Stories in an almost classic mode, photos in an almost classic mode.
I can’t imagine a better definition than this for Aldo Fallai, the artist to whom the exhibition hosted at the Silos until November 3rd is dedicated. In addition to shooting for Giorgio Armani, Emporio Armani and Armani Jeans, Fallai has also collaborated with other fashion brands. The project is curated by Giorgio Armani, Rosanna Armani and Leo Dell’Orco. The monographic exhibition is the first that a Milan institution has dedicated to the work of Aldo Fallai, chronicling the nearly 30 years of continuous artistic collaboration between Giorgio Armani and the Florentine photographer.
Giorgio Armani said of their collaboration:
“Working with Aldo allowed me, from the very beginning, to transform into real images the fantasy I had in my mind: that my clothes were not only made in a certain way, with certain colors and materials, but represented a way of being, of living. Because style, for me, is a total expression. Together, in a dialogue that was always fluid and concrete, we created scenes of life, evoked atmospheres, sketched portraits full of character. And reviewing today all the work done, I myself am struck by the strong suggestion that these shots can still emanate, and by Aldo’s great ability to capture the nuances of personality.”
The images are so well known that one sometimes focuses on other details, such as the brutalist concrete that gives rhythm and meaning to this space, or the role that an icon like Armani still plays in the cosmos of contemporary culture. While the distinctive sign of his dressmaking appeared revolutionary and liberating both for men and women in the heroic era of his irresistible rise, it now seems just like Harold Brodkey’s stories: “almost classic”.
Even his approach to curating this exhibition is almost classic, just like Fallai’s images, their creative collaborations elegant and oblique, surreal and theatrical.

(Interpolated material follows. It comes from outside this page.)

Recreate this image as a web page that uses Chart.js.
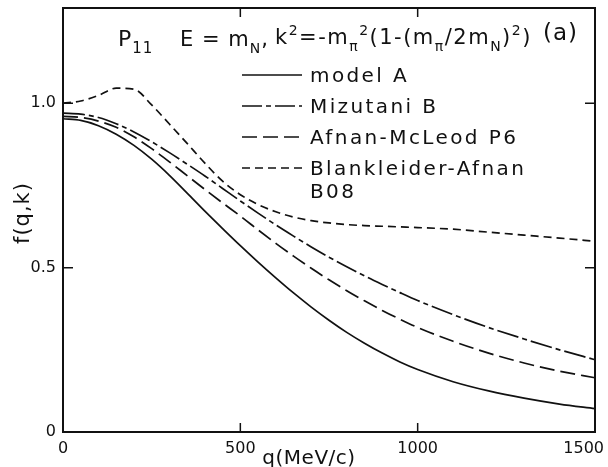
<!DOCTYPE html>
<html>
<head>
<meta charset="utf-8">
<script src="https://cdn.jsdelivr.net/npm/chart.js@4.4.0/dist/chart.umd.min.js"></script>
<style>
  html, body { margin: 0; padding: 0; background: #fff; }
</style>
</head>
<body>
<canvas id="myChart" width="608" height="467"></canvas>
<script>
// q in MeV/c
var qValues = [0, 50, 100, 150, 200, 250, 300, 350, 400, 450, 500, 550, 600, 650, 700, 750, 800, 850, 900, 950, 1000, 1100, 1200, 1300, 1400, 1500];
var modelA = [0.953, 0.948, 0.932, 0.906, 0.872, 0.830, 0.781, 0.727, 0.672, 0.619, 0.567, 0.517, 0.469, 0.423, 0.380, 0.340, 0.303, 0.270, 0.240, 0.213, 0.190, 0.153, 0.125, 0.103, 0.085, 0.071];
var mizutaniB = [0.970, 0.967, 0.957, 0.938, 0.913, 0.883, 0.850, 0.815, 0.779, 0.741, 0.703, 0.666, 0.630, 0.596, 0.563, 0.532, 0.503, 0.475, 0.449, 0.424, 0.400, 0.357, 0.318, 0.283, 0.250, 0.220];
var afnanMcLeodP6 = [0.960, 0.957, 0.946, 0.927, 0.898, 0.862, 0.822, 0.780, 0.738, 0.697, 0.657, 0.615, 0.574, 0.535, 0.498, 0.463, 0.430, 0.399, 0.370, 0.343, 0.318, 0.276, 0.240, 0.210, 0.185, 0.165];
var blankleiderB08 = [1.000, 1.007, 1.024, 1.046, 1.043, 0.995, 0.937, 0.878, 0.818, 0.763, 0.722, 0.692, 0.670, 0.654, 0.643, 0.636, 0.631, 0.628, 0.626, 0.624, 0.622, 0.617, 0.608, 0.599, 0.590, 0.580];

var xTicks = [0, 500, 1000, 1500];
var xTickLabels = ['0', '500', '1000', '1500'];
var yTicks = [0, 0.5, 1.0];
var yTickLabels = ['0', '0.5', '1.0'];

var FONT = '"DejaVu Sans", sans-serif';
var INK = '#111';

function pts(vals) {
    return qValues.map(function (q, i) { return { x: q, y: vals[i] }; });
}

function curve(label, vals, dash) {
    return {
        label: label,
        data: pts(vals),
        borderColor: INK,
        borderWidth: 1.7,
        borderDash: dash,
        pointRadius: 0,
        fill: false,
        cubicInterpolationMode: 'monotone'
    };
}

var legendRows = [
    { text: 'model A', dash: [], y: 75 },
    { text: 'Mizutani B', dash: [20, 4, 5, 4], y: 106 },
    { text: 'Afnan-McLeod P6', dash: [15, 6], y: 137 },
    { text: 'Blankleider-Afnan', dash: [8, 5], y: 168 },
    { text: 'B08', dash: null, y: 191 }
];

// draws a run of text pieces, each normal / sub / sup
function drawRich(ctx, x, y, parts, size) {
    parts.forEach(function (p) {
        var small = p[1] === 'sub' || p[1] === 'sup';
        ctx.font = (small ? Math.round(size * 0.66) : size) + 'px ' + FONT;
        var dy = p[1] === 'sub' ? size * 0.32 : (p[1] === 'sup' ? -size * 0.42 : 0);
        ctx.fillText(p[0], x, y + dy);
        x += ctx.measureText(p[0]).width;
    });
    return x;
}

var decor = {
    id: 'decor',
    afterDraw: function (chart) {
        var ctx = chart.ctx;
        var a = chart.chartArea;
        var sx = chart.scales.x, sy = chart.scales.y;
        ctx.save();

        // frame
        ctx.strokeStyle = INK;
        ctx.lineWidth = 2;
        ctx.strokeRect(a.left, a.top, a.right - a.left, a.bottom - a.top);

        // inward ticks
        ctx.lineWidth = 1.5;
        ctx.beginPath();
        [500, 1000].forEach(function (v) {
            var px = sx.getPixelForValue(v);
            ctx.moveTo(px, a.bottom); ctx.lineTo(px, a.bottom - 9);
            ctx.moveTo(px, a.top); ctx.lineTo(px, a.top + 9);
        });
        [0.5, 1.0].forEach(function (v) {
            var py = sy.getPixelForValue(v);
            ctx.moveTo(a.left, py); ctx.lineTo(a.left + 10, py);
            ctx.moveTo(a.right, py); ctx.lineTo(a.right - 10, py);
        });
        ctx.stroke();

        ctx.fillStyle = INK;
        ctx.textBaseline = 'alphabetic';

        // x tick labels, the last one kept inside the canvas
        ctx.font = '16px ' + FONT;
        ctx.textAlign = 'center';
        ctx.letterSpacing = '0px';
        xTicks.forEach(function (v, i) {
            var w = ctx.measureText(xTickLabels[i]).width;
            var px = Math.min(sx.getPixelForValue(v), chart.width - 4 - w / 2);
            ctx.fillText(xTickLabels[i], px, a.bottom + 21);
        });

        ctx.textAlign = 'left';

        // legend
        ctx.letterSpacing = '2.4px';
        ctx.font = '20px ' + FONT;
        legendRows.forEach(function (r) {
            if (r.dash) {
                ctx.setLineDash(r.dash);
                ctx.lineWidth = 1.7;
                ctx.beginPath();
                ctx.moveTo(242, r.y);
                ctx.lineTo(302, r.y);
                ctx.stroke();
            }
            ctx.fillText(r.text, 310, r.y + 7);
        });
        ctx.setLineDash([]);

        // heading
        ctx.letterSpacing = '1px';
        drawRich(ctx, 118, 46, [['P', ''], ['11', 'sub']], 22);
        drawRich(ctx, 180, 46, [['E = m', ''], ['N', 'sub'], [',', '']], 21);
        ctx.letterSpacing = '1.5px';
        drawRich(ctx, 275, 44, [['k', ''], ['2', 'sup'], ['=-m', ''], ['\u03c0', 'sub'], ['2', 'sup'],
            ['(1-(m', ''], ['\u03c0', 'sub'], ['/2m', ''], ['N', 'sub'], [')', ''], ['2', 'sup'], [')', '']], 21);
        ctx.letterSpacing = '1px';
        ctx.font = '23px ' + FONT;
        ctx.fillText('(a)', 543, 40);

        // axis titles
        ctx.letterSpacing = '0.5px';
        ctx.font = '20px ' + FONT;
        ctx.textAlign = 'center';
        ctx.fillText('q(MeV/c)', 309, 464);
        ctx.letterSpacing = '1px';
        ctx.font = '21px ' + FONT;
        ctx.save();
        ctx.translate(29, 213);
        ctx.rotate(-Math.PI / 2);
        ctx.fillText('f(q,k)', 0, 0);
        ctx.restore();

        ctx.restore();
    }
};

var ctxMain = document.getElementById('myChart');
var chart = new Chart(ctxMain, {
    type: 'line',
    data: {
        datasets: [
            curve('model A', modelA, []),
            curve('Mizutani B', mizutaniB, [22, 4, 5, 4]),
            curve('Afnan-McLeod P6', afnanMcLeodP6, [15, 6]),
            curve('Blankleider-Afnan B08', blankleiderB08, [8, 5])
        ]
    },
    options: {
        responsive: false,
        animation: false,
        layout: { padding: { left: 0, right: 13, top: 8, bottom: 0 } },
        plugins: { legend: { display: false }, tooltip: { enabled: false } },
        scales: {
            x: {
                type: 'linear',
                min: 0,
                max: 1500,
                afterFit: function (s) { s.height = 35; s.paddingLeft = 0; s.paddingRight = 0; },
                afterBuildTicks: function (s) { s.ticks = xTicks.map(function (v) { return { value: v }; }); },
                grid: { display: false, drawTicks: false },
                border: { display: false },
                ticks: { display: false }
            },
            y: {
                type: 'linear',
                min: 0,
                max: 1.29,
                afterFit: function (s) { s.width = 63; s.paddingTop = 0; s.paddingBottom = 0; },
                afterBuildTicks: function (s) { s.ticks = yTicks.map(function (v) { return { value: v }; }); },
                grid: { display: false, drawTicks: false },
                border: { display: false },
                ticks: {
                    color: INK,
                    padding: 7,
                    font: { family: FONT, size: 16 },
                    callback: function (v) { return yTickLabels[yTicks.indexOf(v)]; }
                }
            }
        }
    },
    plugins: [decor]
});
</script>
</body>
</html>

I think Armani is now an almost classic curator, and he would have a lot to teach many art exhibition designers who can’t find their own “pace,” always trapped between the desire to be radical and the inability to make choices, the bulimia of putting “too much of everything” in exhibitions. The beautiful show dedicated to Fallai indicates that perhaps Armani has been a great exhibition curator all his life, starting from when he set up shop windows.
Being “almost classic” means distrusting summaries, seeking pleasure, loving with stubbornness the simple vibration of being there, of being in the world.
Brodkey also writes this in “Innocence,” one of his most popular stories:
“I distrust summaries, any kind of gliding through time, any too great a claim that one is in control of what one recounts; I think someone who claims to understand but who is obviously calm, someone who claims to write with emotion recollected in tranquility, is a fool and a liar. To understand is to tremble. To recollect is to reenter and be riven. An acrobat after spinning through the air in a mockery of flight stands erect on his perch and mockingly takes his bow as if what he is being applauded for was easy for him and cost him nothing, although meanwhile he is covered with sweat and his smile is edged with a relief chilling to think about; he is indulging in a show-business style; he is pretending to be superhuman. I am bored with that and with where it has brought us. I admire the authority of being on one’s knees in front of the event.”
These words could be ideal for describing Armani, the almost classic fashion designer, who is fully current.